For enhanced safety, the front and rear seat shoulder belts of the Hyundai Kona have pretensioners to tighten the seatbelts and eliminate dangerous slack in the event of a collision. The Toyota Corolla Hatchback doesn’t offer pretensioners for its rear seat belts.
In the past twenty years hundreds of infants and young children have died after being left in vehicles, usually by accident. When turning the vehicle off, drivers of the Kona are reminded to check the back seat if they opened the rear door before starting out. The Corolla Hatchback doesn’t offer a back seat reminder.
The Kona offers all-wheel drive to maximize traction under poor conditions, especially in ice and snow. The Corolla Hatchback doesn’t offer all-wheel drive.
The Kona Limited has a standard Surround View Monitor to allow the driver to see objects all around the vehicle on a screen. The Corolla Hatchback only offers a rear monitor.
The Kona has a standard blind spot warning system that uses sensors to alert the driver to objects in the vehicle’s blind spots where the side view mirrors don’t reveal them. A system to reveal vehicles in the Corolla Hatchback’s blind spot costs extra.
To help make backing out of a parking space safer, the Kona has standard Rear Cross-Traffic Collision Warning and Rear Cross-Traffic Collision-Avoidance Assist automatically engages the brakes to help avoid a collision.
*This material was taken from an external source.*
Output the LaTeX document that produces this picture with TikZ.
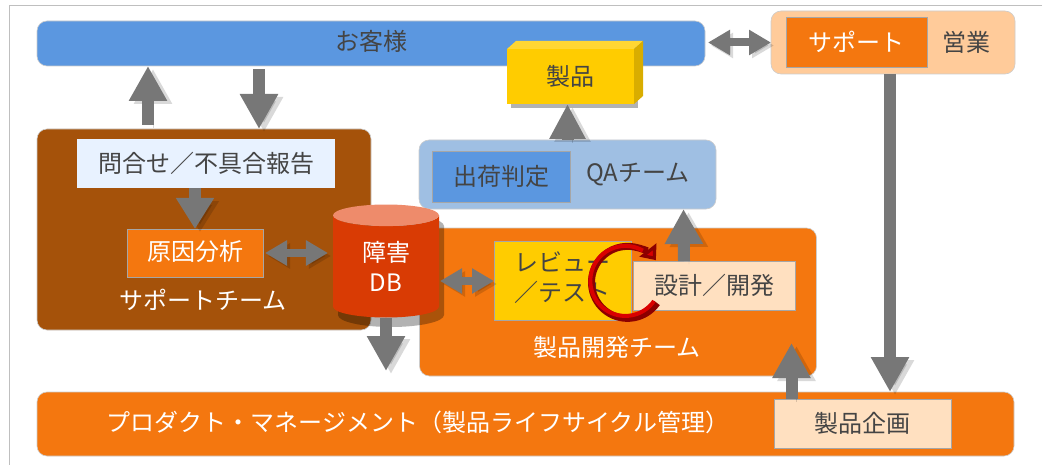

Toyota charges extra for Rear Cross-Traffic Alert on the Corolla Hatchback and the Corolla Hatchback’s Rear Cross-Traffic Alert does not include automatic braking.
Both the Kona and the Corolla Hatchback have standard driver and passenger frontal airbags, front side-impact airbags, side-impact head airbags, front wheel drive, height adjustable front shoulder belts, four-wheel antilock brakes, traction control, electronic stability systems to prevent skidding, crash mitigating brakes, daytime running lights, lane departure warning systems, rearview cameras and driver alert monitors.